As you state, hour long webinars will likely have a certain level of drop out due to the length (those that stick around are likely invested and hooked, but you want to be working on those that still need convincing in a quicker and concise way). Short videos are great, but a well structured, to the point and entertaining/education blog post can also produce results.

In order to know what types of content (and content lengths) will work best for audiences is to truly understand them and segment accordingly.

almost 3 years ago



I absolutely love this cookery book and Ottelenghi's cooking.
You're right about the story telling aspect. I'm always telling small businesses that the story is YOU - how you got there, what you believe in. They just need a bit of help in figuring out how to share that story in their marketing - but it's always there.

almost 3 years ago


Emily Shelley

Jerusalem is a good book but the point you miss is that it was the story behind it that gave it so much PR space - online, in print and in broadcast. That's what gathered the audience, it wasn't word of mouth. The story sells the content, as well as the brand - and with more content out there, this is why story has become so important.

almost 3 years ago



Unfortunately no matter how 'useful' you make your content the majority of it will never be looked at, due to the fundamental way attention flows on the web. Few marketers either understand or want to understand this because of the implication that their work will never generate any kind of return.

I present a counter-argument here: http://www.travelblather.com/2013/11/content-marketing-will-never-work.html

Note the author's examples are all resource intensive and from companies with substantial budgets. These are the outliers in a sea of unread, unwatched and unshared corporate content produced for the most dubious of reasons.

almost 3 years ago


Filip Galetic

I feel Mark raised some interesting questions in his comment, too bad it didn't garner much of a response.

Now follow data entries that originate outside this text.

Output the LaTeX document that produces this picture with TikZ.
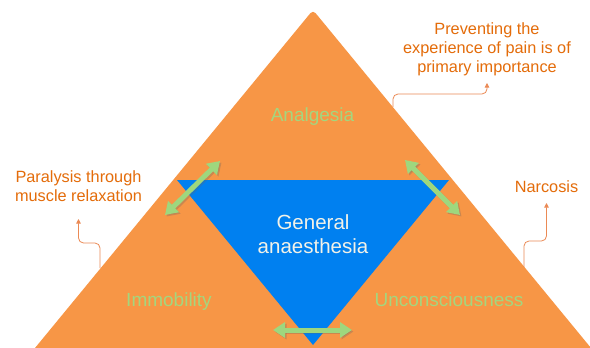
\documentclass[tikz,border=0pt]{standalone}
\usepackage{fontspec}
\setmainfont{Liberation Sans}
\usetikzlibrary{arrows.meta}
\definecolor{tri}{HTML}{F79646}
\definecolor{gablue}{HTML}{0080F0}
\definecolor{grn}{HTML}{9ED77E}
\definecolor{grntext}{HTML}{A4D67E}
\definecolor{cotext}{HTML}{E46C0A}
\definecolor{coline}{HTML}{EB8A55}
\definecolor{whtext}{HTML}{F2F2E8}
\begin{document}
\begin{tikzpicture}[x=1pt,y=-1pt,
  lbl/.style={text=grntext,font=\fontsize{19}{23}\selectfont,inner sep=0pt},
  center/.style={text=whtext,font=\fontsize{20.5}{24}\selectfont,align=center,inner sep=0pt},
  callout/.style={text=cotext,font=\fontsize{16.3}{19}\selectfont,align=center,inner xsep=0pt},
  coline/.style={draw=coline,line width=0.8pt,rounded corners=5pt,-{Triangle[width=4.5pt,length=4.5pt]}},
  garrow/.style={draw=grn,line width=5pt,{Triangle[width=15pt,length=12pt]}-{Triangle[width=15pt,length=12pt]}},
  gshadow/.style={draw=black!60,opacity=0.3,line width=5pt,{Triangle[width=15pt,length=12pt]}-{Triangle[width=15pt,length=12pt]},transform canvas={xshift=1.5pt,yshift=-1.5pt}}]
\useasboundingbox (0,0) rectangle (590,348);
\fill[white] (0,0) rectangle (590,348);
% orange triangle
\fill[tri] (35,348) [rounded corners=4pt] -- (313,10) [sharp corners] -- (591,348) -- cycle;
% blue inverted triangle
\fill[gablue] (177,180) -- (449,180) -- (313,345) -- cycle;
% labels
\node[lbl,anchor=base] (analg) at (312.5,121.5) {Analgesia};
\node[lbl,anchor=base] (immob) at (169,306.5) {Immobility};
\node[lbl,anchor=base] (uncon) at (449,306.5) {Unconsciousness};
\node[center] (ga) at (313,234) {General\\anaesthesia};
% green double arrows
\coordinate (la1) at (165,215);
\coordinate (la2) at (220,161);
\coordinate (ra1) at (405,160);
\coordinate (ra2) at (460,215);
\coordinate (ba1) at (273,330);
\coordinate (ba2) at (352,330);
\draw[gshadow] (la1) -- (la2);
\draw[gshadow] (ra1) -- (ra2);
\draw[gshadow] (ba1) -- (ba2);
\draw[garrow] (la1) -- (la2);
\draw[garrow] (ra1) -- (ra2);
\draw[garrow] (ba1) -- (ba2);
% callouts
\node[callout,anchor=south,inner ysep=6.5pt] (pain) at (487,83) {Preventing the\\experience of pain is of\\primary importance};
\node[callout,anchor=south,inner ysep=17pt] (para) at (78.5,219) {Paralysis through\\muscle relaxation};
\node[callout,anchor=south,inner ysep=10pt] (narc) at (546.5,203) {Narcosis};
\coordinate (ps) at (393,107);
\coordinate (pb) at (393,94);
\coordinate (ls) at (100,268);
\coordinate (lb) at (100,243);
\coordinate (rs) at (524,267);
\coordinate (rb) at (524,241);
\draw[coline] (ps) -- (pb) -| (pain.south);
\draw[coline] (ls) -- (lb) -| (para.south);
\draw[coline] (rs) -- (rb) -| (narc.south);
\end{tikzpicture}
\end{document}
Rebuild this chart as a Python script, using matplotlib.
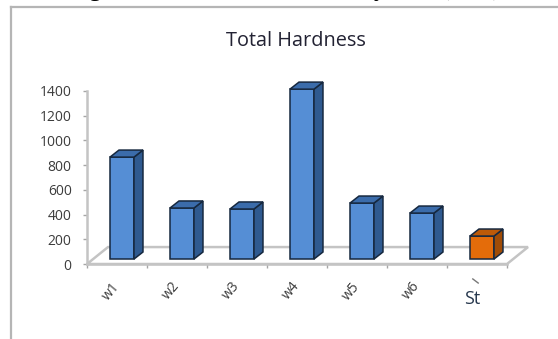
import matplotlib
matplotlib.use('Agg')
import matplotlib.pyplot as plt
from matplotlib.patches import Polygon

categories = ['w1', 'w2', 'w3', 'w4', 'w5', 'w6', 'St']
hardness = [825, 413, 405, 1375, 453, 372, 186]
y_ticks = [0, 200, 400, 600, 800, 1000, 1200, 1400]

W, H = 558, 339
plt.rcParams['font.family'] = ['Open Sans', 'DejaVu Sans']

fig = plt.figure(figsize=(W / 100, H / 100), dpi=100)
ax = fig.add_axes([87 / W, 1 - 264 / H, 420 / W, 173 / H])
ax.set_xlim(-0.5, 6.5)
ax.set_ylim(0, 1400)

# fake 3d offsets in data units
floor_dx, floor_dy = 0.35, 137
lift_x, lift_y = 0.083, 40
depth_x, depth_y = 0.15, 57
bar_w = 0.4
edge = '#16283f'

# floor of the chart
ax.add_patch(Polygon([(-0.5, 0), (6.5, 0), (6.5 + floor_dx, floor_dy), (-0.5 + floor_dx, floor_dy)],
                     closed=True, fc='white', ec='#c4c4c4', lw=1.8, clip_on=False, zorder=1))

for i, v in enumerate(hardness):
    front, side, top = '#558ed5', '#2f5a90', '#3b6cab'
    if categories[i] == 'St':
        front, side, top = '#e46c0a', '#a04c06', '#bd5a08'
    left = i + lift_x - bar_w / 2
    right = i + lift_x + bar_w / 2
    base = lift_y
    ax.bar(i + lift_x, v, width=bar_w, bottom=base, color=front, edgecolor=edge, lw=1.1, zorder=3,
           clip_on=False)
    ax.add_patch(Polygon([(right, base), (right + depth_x, base + depth_y),
                          (right + depth_x, base + v + depth_y), (right, base + v)],
                         closed=True, fc=side, ec=edge, lw=1.1, clip_on=False, zorder=3))
    ax.add_patch(Polygon([(left, base + v), (right, base + v),
                          (right + depth_x, base + v + depth_y), (left + depth_x, base + v + depth_y)],
                         closed=True, fc=top, ec=edge, lw=1.1, clip_on=False, zorder=3))

for s in ['top', 'right']:
    ax.spines[s].set_visible(False)
for s in ['left', 'bottom']:
    ax.spines[s].set_color('#c4c4c4')
    ax.spines[s].set_linewidth(1.8)
    ax.spines[s].set_zorder(2)

ax.set_yticks(y_ticks)
ax.set_xticks([i - 0.5 for i in range(8)])
ax.set_xticklabels([])
ax.tick_params(axis='both', color='#a6a6a6', length=3, width=1)
ax.tick_params(axis='y', labelsize=10, labelcolor='#3c3c3c', pad=8)

# category labels sit under the floor, St is set apart
for i, c in enumerate(categories[:-1]):
    ax.annotate(c, (i, 0), xytext=(-4, -19.5), textcoords='offset points', rotation=50,
                ha='center', va='center', fontsize=10, color='#3c3c3c', annotation_clip=False)
ax.annotate('St', (6, 0), xytext=(-3.5, -25), textcoords='offset points', ha='center', va='center',
            fontsize=13, color='#27384e', annotation_clip=False)

# small stray stroke above St
ax.plot([5.93, 6.02], [-121, -154], color='#777777', lw=1, clip_on=False)

fig.text(296 / W, 1 - 40.5 / H, 'Total Hardness', ha='center', va='center', fontsize=14.3, color='#222233')

# outer frame of the chart area
fig.add_artist(plt.Line2D([11 / W, 11 / W], [0, 1 - 7 / H], color='#b5b5b5', lw=1.6))
fig.add_artist(plt.Line2D([11 / W, 1], [1 - 7 / H, 1 - 7 / H], color='#b5b5b5', lw=1.6))

# caption line running off the top edge
for x, word in [(95, 'g'), (380, 'y'), (472, '(ppm)')]:
    fig.text(x / W, 1 + 4 / H, word, ha='center', va='baseline', fontsize=18, color='black',
             family='Liberation Serif')

fig.savefig('out.png', dpi=100)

But, apropos the article, Jerusalem is a nice book and an artifact, but would you actually use that as a cookbook? It's nice to sit down in a comfy chair and leaf through maybe but I personally - and I know I speak for many other people out there - like my cookbooks no frill, inormative, get-down-to-the-dirty part. With this type of a cookbook I'm much more likely NOT to cook any dish from it, out of sheer fear it will not be nowhere near as good looking as in the book.